Wigstock: The Movie


Tonight Anthology Film Archives kicks off its “Crossdressing on Screen” series, guest curated by the legendary John “Lypsinka” Epperson, with a screening of both the 1995 feature documentary Wigstock: The Movie and the 1987 Tom Rubnitz short video of the same name. Lypsinka and Barry Shils, who directed the 1995 feature, will be present for the screening. 

Together, the two versions of Wigstock: The Movie chronicle the development of the drag festival from its grungier beginnings in Tompkins Square Park in the middle of the Reagan 80s to the enormous crowds of its Christopher Street Pier debut in the mid-90s. As legend has it, Wigstock was started in the spring of 1984 when a group of bored drag queens and performers from the Pyramid Club, led by Lady Bunny, crossed Avenue A to put on an impromptu drag festival in the Tompkins Square Park bandshell. Mixing footage shot at the second and third Wigstocks, in 1985 and 86, the Rubnitz short captures the festival in its humbler beginnings. The 1995 feature also (somewhat confusingly) mixes footage from two different festivals: hugely attended festivals held in the original Tompkins Square Park location in 1993 and at the Christopher Street Pier in 1994. 

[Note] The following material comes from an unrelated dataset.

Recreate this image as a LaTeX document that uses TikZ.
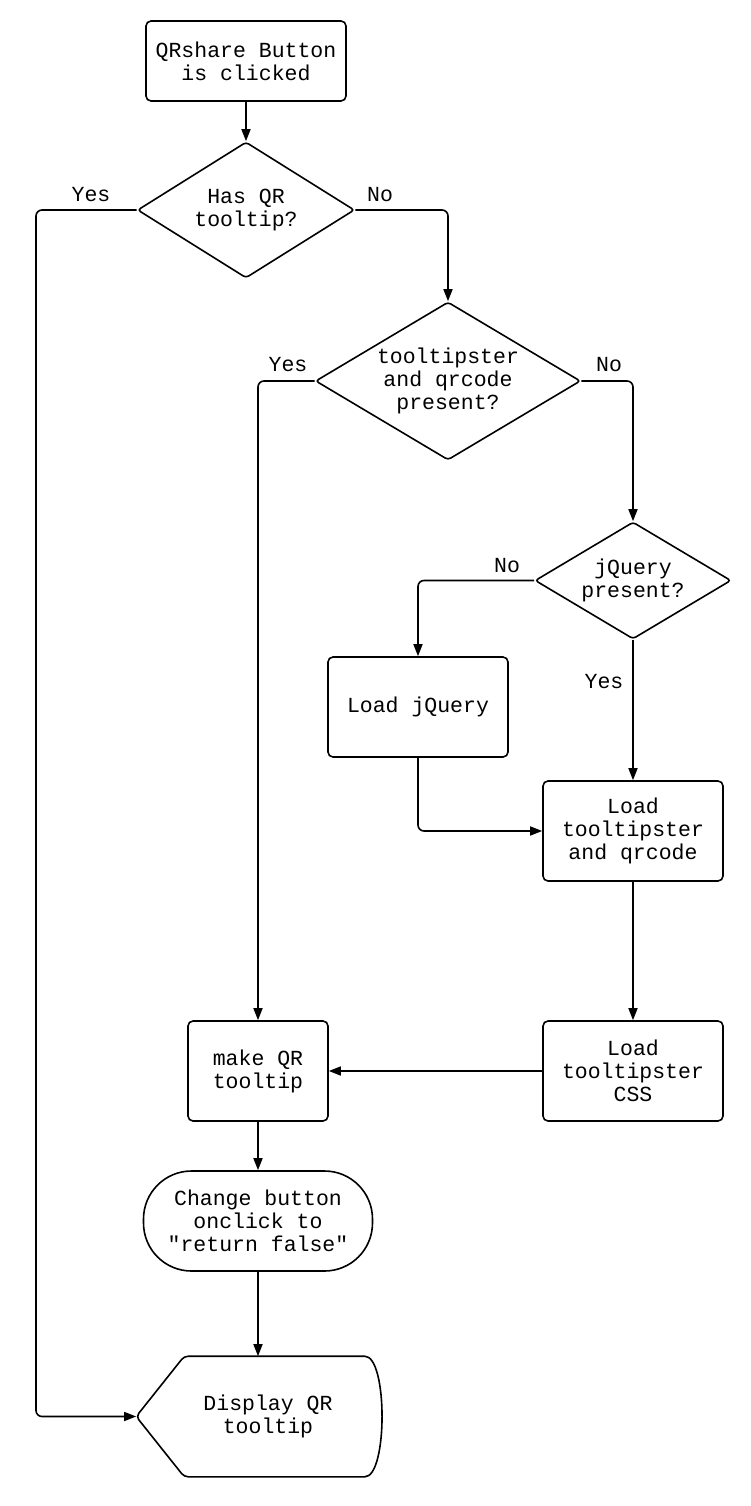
\documentclass[tikz,border=0pt]{standalone}
\usepackage{fontspec}
\setmonofont{Liberation Mono}
\usetikzlibrary{arrows.meta, positioning, shapes.geometric, calc}
\tikzset{
  every picture/.style={line width=1.6pt},
  txt/.style={font=\ttfamily\fontsize{21.5}{23}\selectfont, align=center},
  box/.style={txt, draw, rounded corners=5pt, inner sep=0pt},
  decision/.style={txt, draw, diamond, aspect=1.6, inner sep=0pt, rounded corners=3pt},
  term/.style={txt, draw, rounded corners=48pt, inner sep=0pt},
  arrow/.style={-{Triangle[length=12pt, width=9pt]}, rounded corners=6pt},
  lbl/.style={txt, inner sep=0pt},
}

\begin{document}
\begin{tikzpicture}[x=1pt, y=-1pt]
  \useasboundingbox (0,0) rectangle (750,1506);
  % nodes
  \node[box, minimum width=200pt, minimum height=80pt] (start) at (246,61) {QRshare Button\\is clicked};
  \node[decision, minimum width=217pt, minimum height=136pt] (hasqr) at (246,210) {Has QR\\tooltip?};
  \node[decision, minimum width=265pt, minimum height=158pt] (libs) at (448,381) {tooltipster\\and qrcode\\present?};
  \node[decision, minimum width=196pt, minimum height=117pt] (jq) at (633,580.5) {jQuery\\present?};
  \node[box, minimum width=180pt, minimum height=100pt] (loadjq) at (418,707) {Load jQuery};
  \node[box, minimum width=180pt, minimum height=100pt] (loadtt) at (633,831) {Load\\tooltipster\\and qrcode};
  \node[box, minimum width=180pt, minimum height=100pt] (loadcss) at (633,1071) {Load\\tooltipster\\CSS};
  \node[box, minimum width=140pt, minimum height=100pt] (make) at (258,1071) {make QR\\tooltip};
  \node[term, minimum width=229pt, minimum height=100pt] (change) at (258,1221) {Change button\\onclick to\\"return false"};
  \node[txt, minimum width=262pt, minimum height=119pt, inner sep=0pt] (disp) at (268,1416.5) {Display QR\\tooltip};
  % display outline
  \draw[rounded corners=4pt] (disp.west) -- ($(disp.north west)+(48,0)$) -- ($(disp.north east)+(-39,0)$)
    .. controls ($(disp.north east)+(-12,0)$) and ($(disp.south east)+(-12,0)$) .. ($(disp.south east)+(-39,0)$)
    -- ($(disp.south west)+(48,0)$) -- cycle;
  % connectors
  \draw[arrow] (start) -- (hasqr);
  \draw[arrow] (hasqr.west) -| (36,800) |- (disp.west);
  \draw[arrow] (hasqr.east) -| (libs.north);
  \draw[arrow] (libs.west) -| (make.north);
  \draw[arrow] (libs.east) -| (jq.north);
  \draw[arrow] (jq.west) -| (loadjq.north);
  \draw[arrow] (jq.south) -- (loadtt.north);
  \draw[arrow] (loadjq.south) |- (loadtt.west);
  \draw[arrow] (loadtt) -- (loadcss);
  \draw[arrow] (loadcss) -- (make);
  \draw[arrow] (make) -- (change);
  \draw[arrow] (change.south) -- (change.south |- disp.north);
  % labels
  \node[lbl] (y1) at (91,195) {Yes};
  \node[lbl] (n1) at (380,195) {No};
  \node[lbl] (y2) at (288,365) {Yes};
  \node[lbl] (n2) at (609,365) {No};
  \node[lbl] (n3) at (507,566) {No};
  \node[lbl] (y3) at (604,682) {Yes};
\end{tikzpicture}
\end{document}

“It’s the 90s, honey,” Lady Bunny says at one point in the 1995 feature, and this refrain is repeated by others throughout the film. “You know, it’s in to be gay in the 90s. … It’s a new day,” RuPaul optimistically proclaims from the stage. Change has come since Rubnitz shot his short video in the 80s. The crowds look a lot bigger. In the Rubnitz short, Lypsinka gives an impressive solo performance. In the Shils feature, she stages an intricately choreographed performance with an array of dancers. (She has even, by this point, been hired by Thierry Mugler to walk the runway at fashion shows, we are informed.) RuPaul, meanwhile, has entered the mainstream with “Supermodel of the World.” Released the same year as To Wong Foo, Thanks for Everything! Julie Newmar and a year after the crossover success of The Adventures of Priscilla, Queen of the Desert, the 1995 Wigstock: The Movie is the beneficiary of this increasing mainstream attention. 

At one point, Lady Bunny says of the Wigstock festival, “The daylight is no friend to the dragoon, that is for sure. But once a year we manage to brave the sun’s harsh rays … for our fans.” The Shils documentary performs a similar function. Most documentation of New York drag performance consists of dimly lit video shot in nightclubs. Many of these video documents are the work of brilliant artists, like Rubnitz or Charles Atlas, or video vérité master Nelson Sullivan. A large part of the charm and excitement of the 1995 Wigstock: The Movie, however, is that this is a mainstream concert film, released in theaters on 35mm and in video stores on VHS and, later, DVD. 

Not that the 90s are as sunshiny as all this would suggest. It is worth noting that when the Wigstock: The Movie feature was being filmed, the “AIDS cocktail” had not yet been developed. In the documentary, Joey Arias lists the many performers lost to AIDS, including Klaus Nomi, John Sex, and others. Honey Dijon also brings up the toll the AIDS crisis has had on the community, as well as the racism, sexism, and homophobia they face every day, and the difficulties for many in the community to simply make a living. That these brief interviews are folded into what is largely a traditional concert film, one that would be available in Blockbuster video stores around the country, seems significant. Candis Cayne, Chloe Dzubilo, and others give voice to trans activism in the 90s. (Dzubilo on gender binaries: “It’s ridiculous, it’s 1994.”) 

A fascinating document of a pivotal moment in queer performance and politics, the feature’s enduring appeal, however, lies in the gender binary-smashing performances it documents, including an infamous performance in which Leigh Bowery “gives birth” to his wife, Nicola Bateman, on stage and a stunning drag king turn from house diva Crystal Waters (her fake mustache falls off early in the performance) and back up dancers (including her choreographer Michael K. Williams, later known as Omar Little on “The Wire”).